Friday, January 15, 2010

"This is the funnest art ever!"

This was a comment from a second grader today. I smiled. If you looked into the art room and wondered what we're doing, it's simple: We're doing art.

I have been thinking of trying out some of the TAB concepts (see my blog entry here) for some time and am now going on my third week of a modified TAB approach. I have three centers running so far and the idea in each is to allow students to make choices while at the same time getting them to visit each center - eventually.

One center is a construction center where kids are cutting and gluing using
construction paper and making pictures by combining shapes of all kinds and all sizes. Both 2D and 3D constructions were encouraged. The first two weeks were open-ended and kids were allowed to make whatever their creative little minds could come up with.

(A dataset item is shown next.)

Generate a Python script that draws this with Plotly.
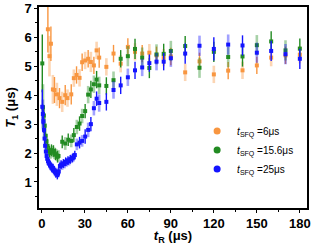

The drawing center takes up two tables and is fully stocked with drawing books, plenty of paper,and drawing/coloring supplies. Kids can choose to either draw from their imagination or draw using the step by step books in the book tub (I have about 25 books available for the kids that range from easy to difficult).
The painting center is a busy place (like the drawing center, it takes up two tables.) Currently we are using liquid tempera, mixing colors, using brushes, forks, sponges, tongue depressors, and an assortment of objects to paint with. We are learning about combining colors and layering them to get interesting visual effects. The kids have produced some very interesting paintings and as soon as I get some scanned I plan on uploading some to this blog and to my website.

The first two weeks have been mostly learning about how the room is to be run and experimenting with new techniques in painting. It's also proving to be a time for me to learn what works, what doesn't, and where holes need filling.

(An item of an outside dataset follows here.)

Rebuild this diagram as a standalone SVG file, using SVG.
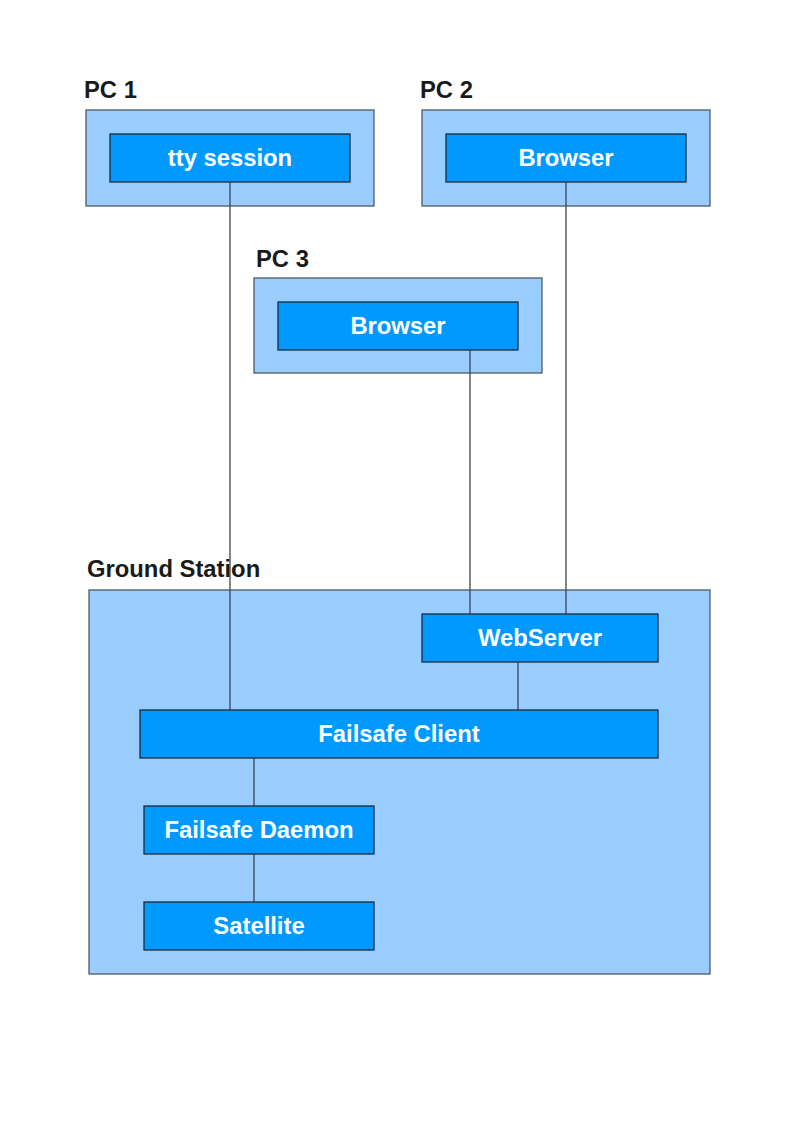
<svg xmlns="http://www.w3.org/2000/svg" width="794" height="1123" viewBox="0 0 794 1123">
<style>
.grp{fill:#99ccff;stroke:#4d5a66;stroke-width:1.3}
.node{fill:#0099ff;stroke:#1a2a3a;stroke-width:1.3}
.lbl{font-family:"Liberation Sans",Arial,sans-serif;font-weight:bold;font-size:23.8px;fill:#1a1a1a}
.txt{font-family:"Liberation Sans",Arial,sans-serif;font-weight:bold;font-size:23.8px;fill:#ffffff;text-anchor:middle}
.edge{stroke:#3a4654;stroke-width:1.3;fill:none}
</style>
<rect width="794" height="1123" fill="#ffffff"/>
<g id="pc1">
<text class="lbl" x="84" y="98">PC 1</text>
<rect class="grp" x="86" y="110" width="288" height="96"/>
</g>
<g id="pc2">
<text class="lbl" x="420" y="98">PC 2</text>
<rect class="grp" x="422" y="110" width="288" height="96"/>
</g>
<g id="pc3">
<text class="lbl" x="256" y="267">PC 3</text>
<rect class="grp" x="254" y="278" width="288" height="95"/>
</g>
<g id="ground-station">
<text class="lbl" x="87" y="577">Ground Station</text>
<rect class="grp" x="89" y="590" width="621" height="384"/>
</g>
<g id="connectors">
<line class="edge" x1="230" y1="182" x2="230" y2="710"/>
<line class="edge" x1="566" y1="182" x2="566" y2="614"/>
<line class="edge" x1="470" y1="350" x2="470" y2="614"/>
<line class="edge" x1="518" y1="662" x2="518" y2="710"/>
<line class="edge" x1="254" y1="758" x2="254" y2="806"/>
<line class="edge" x1="254" y1="854" x2="254" y2="902"/>
</g>
<g id="tty-session">
<rect class="node" x="110" y="134" width="240" height="48"/>
<text class="txt" x="230" y="166">tty session</text>
</g>
<g id="browser-pc2">
<rect class="node" x="446" y="134" width="240" height="48"/>
<text class="txt" x="566" y="166">Browser</text>
</g>
<g id="browser-pc3">
<rect class="node" x="278" y="302" width="240" height="48"/>
<text class="txt" x="398" y="334">Browser</text>
</g>
<g id="webserver">
<rect class="node" x="422" y="614" width="236" height="48"/>
<text class="txt" x="540" y="646">WebServer</text>
</g>
<g id="failsafe-client">
<rect class="node" x="140" y="710" width="518" height="48"/>
<text class="txt" x="399" y="742">Failsafe Client</text>
</g>
<g id="failsafe-daemon">
<rect class="node" x="144" y="806" width="230" height="48"/>
<text class="txt" x="259" y="838">Failsafe Daemon</text>
</g>
<g id="satellite">
<rect class="node" x="144" y="902" width="230" height="48"/>
<text class="txt" x="259" y="934">Satellite</text>
</g>
</svg>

Since students will be given more choices, personal responsibility is a key factor to success. I'm attempting to deliver a more student driven curriculum while remaining faithful to the goals and objectives for each particular grade level. In a nut shell, my intent is to teach (through modeling, encouragement,
inspiration, and opportunity) artistic behaviors. What do "real" artists do when they sit down to do their art? How do they treat their tools? How do they think? What questions do they ask? Where do they get their ideas? All of this fits neatly within the framework of the art's standards. And you'll be happy to know that in order for this to work, there is a heavy emphasis on personal responsibility and making good choices. So far I'm liking what I'm seeing. There are some areas I need to address, but the student involvement in the center work and the creativity I'm seeing has surpassed my expectations. On the other hand, the clean up leaves something to be desired. But that's something I can fix.

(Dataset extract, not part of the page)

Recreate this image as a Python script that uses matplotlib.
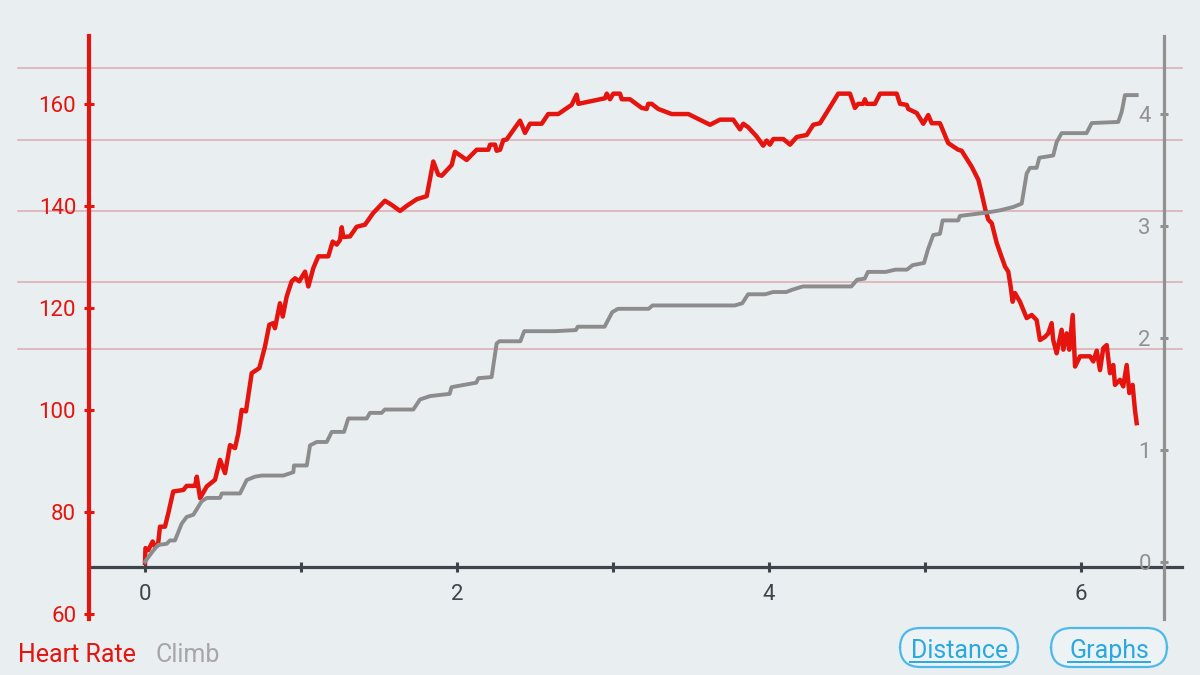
import matplotlib
matplotlib.use("Agg")
import matplotlib.pyplot as plt
from matplotlib.ticker import MultipleLocator, FuncFormatter, FixedLocator
from matplotlib.patches import FancyBboxPatch
from matplotlib.lines import Line2D

plt.rcParams['font.family'] = ['Roboto', 'DejaVu Sans']

# ---- data (distance, heart rate) ----
hr_dist = [0.000, 0.003, 0.021, 0.049, 0.064, 0.083, 0.096, 0.128, 0.149, 0.181, 0.246, 0.267,
           0.321, 0.332, 0.353, 0.396, 0.449, 0.481, 0.513, 0.545, 0.577, 0.598, 0.620, 0.647,
           0.684, 0.733, 0.769, 0.797, 0.822, 0.833, 0.865, 0.883, 0.908, 0.940, 0.962, 0.989,
           1.026, 1.047, 1.079, 1.111, 1.175, 1.203, 1.229, 1.250, 1.261, 1.271, 1.314, 1.357,
           1.410, 1.463, 1.538, 1.581, 1.635, 1.678, 1.742, 1.806, 1.848, 1.880, 1.902, 1.966,
           1.987, 2.062, 2.126, 2.201, 2.212, 2.244, 2.254, 2.276, 2.297, 2.318, 2.404, 2.436,
           2.468, 2.543, 2.585, 2.649, 2.735, 2.767, 2.778, 2.949, 2.960, 2.981, 3.002, 3.045,
           3.056, 3.109, 3.184, 3.216, 3.226, 3.248, 3.290, 3.376, 3.483, 3.622, 3.686, 3.771,
           3.814, 3.835, 3.867, 3.921, 3.963, 3.985, 4.006, 4.028, 4.092, 4.135, 4.178, 4.242,
           4.284, 4.327, 4.380, 4.444, 4.519, 4.551, 4.572, 4.604, 4.615, 4.626, 4.679, 4.712,
           4.819, 4.840, 4.883, 4.893, 4.947, 4.989, 5.021, 5.043, 5.096, 5.149, 5.213, 5.235,
           5.278, 5.299, 5.342, 5.363, 5.385, 5.406, 5.428, 5.460, 5.513, 5.534, 5.549, 5.562,
           5.577, 5.609, 5.652, 5.684, 5.716, 5.737, 5.769, 5.790, 5.812, 5.822, 5.844, 5.876,
           5.887, 5.908, 5.925, 5.947, 5.962, 5.994, 6.058, 6.079, 6.101, 6.122, 6.143, 6.165,
           6.186, 6.207, 6.218, 6.250, 6.271, 6.293, 6.310, 6.331, 6.346, 6.357]
heart_rate = [70.0, 72.9, 72.5, 74.2, 73.2, 73.5, 77.1, 77.1, 79.7, 84.0, 84.3, 85.1,
              85.1, 86.9, 82.7, 85.0, 86.3, 90.2, 87.6, 93.1, 92.5, 95.4, 100.0, 99.7,
              107.2, 108.2, 112.4, 116.7, 117.0, 116.0, 120.9, 118.3, 122.2, 125.2, 125.8, 125.2,
              127.1, 124.2, 127.8, 130.1, 130.1, 133.0, 132.4, 133.3, 135.8, 133.9, 134.0, 135.9,
              136.3, 138.6, 141.0, 140.2, 139.0, 140.0, 141.3, 141.9, 148.7, 146.1, 145.9, 148.0,
              150.6, 149.0, 151.0, 151.0, 152.0, 152.0, 150.8, 151.0, 152.9, 153.0, 156.7, 154.3,
              156.1, 156.1, 158.0, 158.0, 159.8, 161.8, 160.0, 161.1, 162.0, 160.9, 162.0, 162.0,
              160.9, 160.9, 159.2, 159.0, 160.0, 160.0, 159.0, 158.0, 158.0, 155.9, 156.9, 156.9,
              155.0, 156.1, 155.4, 153.6, 151.8, 152.8, 152.0, 153.1, 153.1, 152.0, 153.5, 153.9,
              155.9, 156.2, 158.8, 162.0, 162.0, 159.2, 160.0, 160.0, 160.9, 160.0, 160.0, 162.0,
              162.0, 160.0, 159.8, 159.0, 158.2, 156.1, 157.8, 156.2, 156.2, 152.3, 151.0, 150.8,
              148.7, 147.7, 145.1, 142.5, 139.5, 137.3, 136.6, 132.7, 128.1, 127.1, 124.2, 121.2,
              122.9, 121.2, 118.0, 118.6, 117.6, 113.7, 114.3, 115.0, 117.0, 113.7, 111.1, 115.7,
              111.8, 115.0, 111.8, 118.6, 108.5, 110.5, 110.5, 109.5, 111.6, 107.8, 112.1, 112.7,
              107.2, 108.8, 104.9, 105.9, 104.6, 108.8, 103.3, 104.9, 100.0, 97.4]

# ---- data (distance, climb) ----
climb_dist = [0.000, 0.053, 0.085, 0.139, 0.160, 0.192, 0.235, 0.267, 0.310, 0.363, 0.396, 0.481,
              0.492, 0.609, 0.652, 0.705, 0.748, 0.887, 0.951, 0.955, 1.037, 1.058, 1.101, 1.165,
              1.197, 1.276, 1.303, 1.421, 1.442, 1.517, 1.538, 1.720, 1.763, 1.827, 1.953, 1.965,
              2.124, 2.137, 2.222, 2.254, 2.271, 2.406, 2.431, 2.627, 2.762, 2.774, 2.946, 2.995,
              3.032, 3.228, 3.253, 3.780, 3.829, 3.866, 3.976, 4.026, 4.111, 4.148, 4.217, 4.528,
              4.565, 4.614, 4.634, 4.749, 4.810, 4.884, 4.921, 4.994, 5.019, 5.053, 5.096, 5.113,
              5.213, 5.224, 5.395, 5.481, 5.566, 5.620, 5.652, 5.673, 5.716, 5.733, 5.822, 5.844,
              5.876, 6.036, 6.069, 6.239, 6.261, 6.282, 6.357]
climb = [0.00, 0.10, 0.15, 0.16, 0.19, 0.19, 0.34, 0.40, 0.42, 0.54, 0.57, 0.57,
         0.61, 0.61, 0.73, 0.76, 0.77, 0.77, 0.80, 0.86, 0.86, 1.04, 1.07, 1.07,
         1.16, 1.16, 1.28, 1.28, 1.33, 1.33, 1.36, 1.36, 1.45, 1.48, 1.50, 1.56,
         1.60, 1.64, 1.65, 1.95, 1.97, 1.97, 2.06, 2.06, 2.07, 2.10, 2.10, 2.23,
         2.26, 2.26, 2.29, 2.29, 2.31, 2.39, 2.39, 2.41, 2.41, 2.43, 2.46, 2.46,
         2.52, 2.53, 2.59, 2.59, 2.61, 2.61, 2.65, 2.67, 2.79, 2.92, 2.93, 3.05,
         3.05, 3.09, 3.12, 3.14, 3.17, 3.20, 3.47, 3.52, 3.52, 3.61, 3.63, 3.75,
         3.83, 3.83, 3.92, 3.93, 4.02, 4.17, 4.17]

hr_ticks = [60, 80, 100, 120, 140, 160]
climb_ticks = [0, 1, 2, 3, 4]
zone_lines = [112, 125, 139, 153, 167]

RED = '#e5140e'
GRAY_LINE = '#8c8c8c'
GRAY_AX = '#919191'
DARK = '#3e444b'
BG = '#e9eef1'
BLUE = '#2aa9e1'

fig = plt.figure(figsize=(12, 6.75), dpi=100, facecolor=BG)
ax = fig.add_axes([0.07417, 0.08296, 0.8958, 0.8637])
ax.set_facecolor(BG)
ax2 = ax.twinx()

ax.set_xlim(-0.359, 6.532)
ax.set_ylim(59.0, 173.3)
ax2.set_ylim(-0.512, 4.698)

# zone lines
for z in zone_lines:
    ax.axhline(z, xmin=-0.066, xmax=1.017, color='#dcaaae', lw=1.1, clip_on=False, zorder=1)

# x-axis line
ax.axhline(69.22, xmin=0.003, xmax=1.017, color=DARK, lw=2.3, clip_on=False, zorder=2)

ax.plot(hr_dist, heart_rate, color=RED, lw=3.2, solid_joinstyle='round', zorder=3)
ax2.plot(climb_dist, climb, color=GRAY_LINE, lw=2.8, solid_joinstyle='round', zorder=3)

# spines
for s in ['top', 'right']:
    ax.spines[s].set_visible(False)
ax.spines['left'].set_color(RED)
ax.spines['left'].set_linewidth(3)
ax.spines['bottom'].set_position(('data', 69.22))
ax.spines['bottom'].set_visible(False)
for s in ['top', 'left', 'bottom']:
    ax2.spines[s].set_visible(False)
ax2.spines['right'].set_color(GRAY_AX)
ax2.spines['right'].set_linewidth(2.3)

# left ticks
ax.yaxis.set_major_locator(FixedLocator(hr_ticks))
ax.tick_params(axis='y', direction='inout', length=6.5, width=2.2, color=RED,
               labelcolor=RED, labelsize=16, pad=6)
# right ticks (labels inside)
ax2.yaxis.set_major_locator(FixedLocator(climb_ticks))
ax2.tick_params(axis='y', direction='inout', length=6, width=2.2, color=GRAY_AX,
                labelcolor=GRAY_AX, labelsize=16, pad=-12.4)
for lab in ax2.get_yticklabels():
    lab.set_horizontalalignment('right')

# x ticks
ax.xaxis.set_major_locator(MultipleLocator(1))
ax.xaxis.set_major_formatter(FuncFormatter(lambda v, p: f"{int(round(v))}" if int(round(v)) % 2 == 0 else ""))
ax.tick_params(axis='x', direction='inout', length=7, width=2.2, color=DARK,
               labelcolor=DARK, labelsize=16, pad=9)

# legend labels
fig.text(18 / 1200, 1 - 661.7 / 675, 'Heart Rate', color=RED, fontsize=18, va='baseline', ha='left')
fig.text(155 / 1200, 1 - 661.7 / 675, 'Climb', color='#a6a6a6', fontsize=18, va='baseline', ha='left')

# buttons
W, H = 1200.0, 675.0
buttons = [("Distance", 900, 1018, 910, 1009), ("Graphs", 1051, 1167, 1068, 1150)]
for label, x0, x1, u0, u1 in buttons:
    box = FancyBboxPatch((x0 / W, 1 - 667 / H), (x1 - x0) / W, (667 - 628) / H,
                         boxstyle="round,pad=0,rounding_size=0.017",
                         transform=fig.transFigure, facecolor='#edf2f5',
                         edgecolor='#4cb9ea', lw=1.6, mutation_aspect=W / H)
    fig.add_artist(box)
    fig.text((u0 + u1) / 2 / W, 1 - 658 / H, label, color=BLUE, fontsize=18,
             ha='center', va='baseline')
    fig.add_artist(Line2D([u0 / W, u1 / W], [1 - 661.7 / H, 1 - 661.7 / H],
                          transform=fig.transFigure, color=BLUE, lw=1.4))

fig.savefig('out.png', dpi=100, facecolor=BG)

The next several weeks I will be teaching the upper grades some painting techniques. The kids have experienced interesting visual effects using sponges, combs, forks, straws, pencil ends, and a variety of tools for stamping. 5th graders will use tongue depressors to paint a sunset. 4th graders are making fantasy castles using a background of either warm or cool colors. Backgrounds are painted with tongue depressors. Castles are make using cardboard, and details drawn on with permanent markers. 3rd graders are painting with an analogous color scheme and 2nd graders are making secondary colors from primary colors. (For the time being, I'm back to teaching whole group with the first graders. They don't handle the new environment well. I experienced lots of off-task behaviors. Back to the drawing board with them.) The other two centers in the room are open as well and there are new activities at each. I'll write about them after a week or so and reflect on how things are going with the new activities.

1 comment:

  1. Hi! thank you for posting and sharing your lessons and ideas. As a fairly new art teacher it is soooo helpful. Unfortunately I go room to room (art on a cart, but no cart) which makes TAB hard so I haven't implemented it though I try to teach in the most creative open-ended way possible. It is inspiring and it's great you are trying it out. Anyway, wanted to ask you if you have figured out an easy way to create online student art galleries. I noticed you had some work posted by your students. Is there a certain program you find easiest to work with? I know how time consuming it is to scan everything anyway!